* _WHAT THIS TASK INVOLVES_
Tell how many lines carry the word "uses"; the reply is the number and nothing else.

--- Begin PROVIDED DATA ---

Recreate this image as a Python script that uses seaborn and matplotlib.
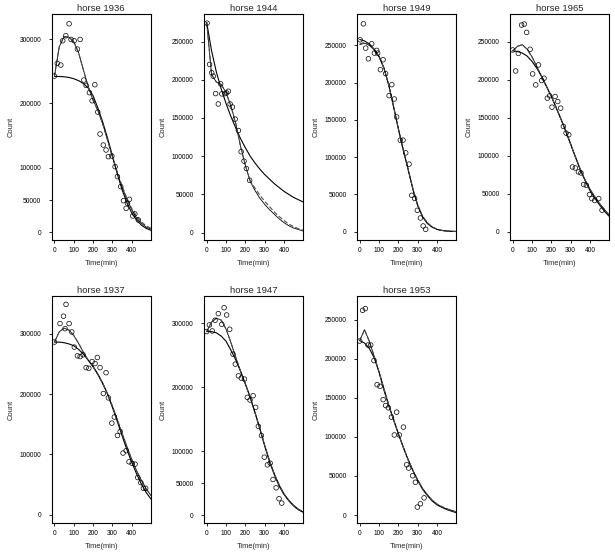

--- End PROVIDED DATA ---
--- Begin PROVIDED DATA ---

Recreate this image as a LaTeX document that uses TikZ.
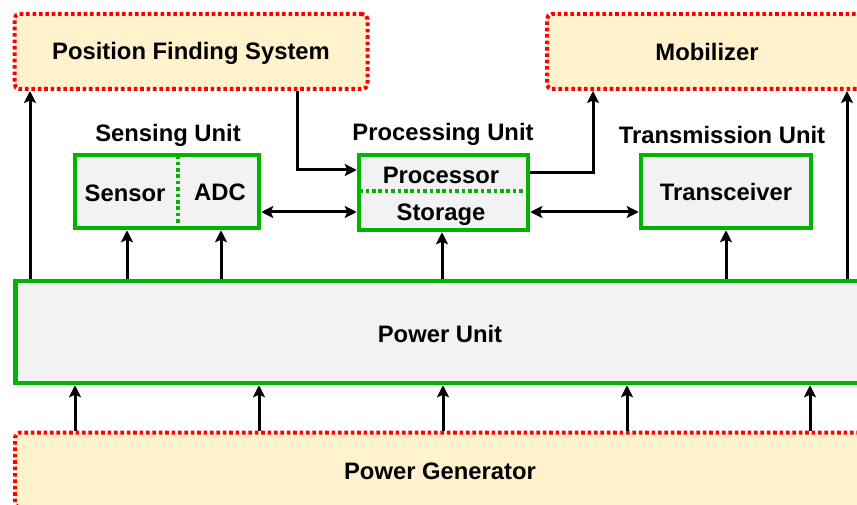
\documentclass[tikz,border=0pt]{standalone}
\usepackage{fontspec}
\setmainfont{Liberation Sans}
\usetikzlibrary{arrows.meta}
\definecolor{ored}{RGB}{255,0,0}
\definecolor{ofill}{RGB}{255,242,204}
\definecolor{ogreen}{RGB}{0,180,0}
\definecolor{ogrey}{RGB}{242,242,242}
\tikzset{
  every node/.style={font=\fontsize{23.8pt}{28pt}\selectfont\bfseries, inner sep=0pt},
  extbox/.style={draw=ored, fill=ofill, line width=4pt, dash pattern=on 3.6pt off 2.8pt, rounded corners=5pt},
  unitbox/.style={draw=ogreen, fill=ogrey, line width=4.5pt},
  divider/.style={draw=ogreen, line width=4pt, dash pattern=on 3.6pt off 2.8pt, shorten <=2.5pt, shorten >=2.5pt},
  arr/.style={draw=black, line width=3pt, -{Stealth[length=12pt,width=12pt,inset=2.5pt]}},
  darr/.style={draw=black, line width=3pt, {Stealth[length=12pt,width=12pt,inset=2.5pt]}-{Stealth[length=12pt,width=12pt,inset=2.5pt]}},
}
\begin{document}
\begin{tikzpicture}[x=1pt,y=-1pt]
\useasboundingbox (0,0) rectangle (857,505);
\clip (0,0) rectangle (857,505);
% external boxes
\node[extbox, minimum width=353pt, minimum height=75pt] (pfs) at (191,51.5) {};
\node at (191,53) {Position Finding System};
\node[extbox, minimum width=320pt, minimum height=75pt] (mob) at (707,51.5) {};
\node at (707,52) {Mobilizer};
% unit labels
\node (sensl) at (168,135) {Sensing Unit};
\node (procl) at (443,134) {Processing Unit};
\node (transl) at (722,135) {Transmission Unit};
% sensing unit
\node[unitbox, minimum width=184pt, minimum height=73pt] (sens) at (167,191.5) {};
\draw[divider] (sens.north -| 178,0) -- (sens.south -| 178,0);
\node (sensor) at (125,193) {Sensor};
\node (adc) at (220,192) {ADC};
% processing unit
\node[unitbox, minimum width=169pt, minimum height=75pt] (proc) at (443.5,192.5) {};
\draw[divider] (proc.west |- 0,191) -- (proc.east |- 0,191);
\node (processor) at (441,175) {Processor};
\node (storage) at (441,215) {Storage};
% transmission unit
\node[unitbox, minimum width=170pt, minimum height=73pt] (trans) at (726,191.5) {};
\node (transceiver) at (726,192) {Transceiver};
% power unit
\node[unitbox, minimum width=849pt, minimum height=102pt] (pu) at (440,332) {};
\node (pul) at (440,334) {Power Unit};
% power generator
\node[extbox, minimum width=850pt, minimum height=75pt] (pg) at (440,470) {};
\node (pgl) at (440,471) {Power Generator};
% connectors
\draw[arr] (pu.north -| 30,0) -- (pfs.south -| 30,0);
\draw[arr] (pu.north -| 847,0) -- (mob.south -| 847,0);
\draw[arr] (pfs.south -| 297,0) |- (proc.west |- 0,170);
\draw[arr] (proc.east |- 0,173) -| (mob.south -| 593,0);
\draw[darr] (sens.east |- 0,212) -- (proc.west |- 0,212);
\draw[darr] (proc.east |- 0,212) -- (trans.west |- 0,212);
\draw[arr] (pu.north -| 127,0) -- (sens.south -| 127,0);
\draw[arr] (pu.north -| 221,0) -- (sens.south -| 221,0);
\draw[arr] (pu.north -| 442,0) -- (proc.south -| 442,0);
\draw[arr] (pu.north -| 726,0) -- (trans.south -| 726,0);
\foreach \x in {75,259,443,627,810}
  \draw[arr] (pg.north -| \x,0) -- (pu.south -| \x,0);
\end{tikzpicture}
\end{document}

--- End PROVIDED DATA ---

* _RESPONSE TO THE EXERCISE_
2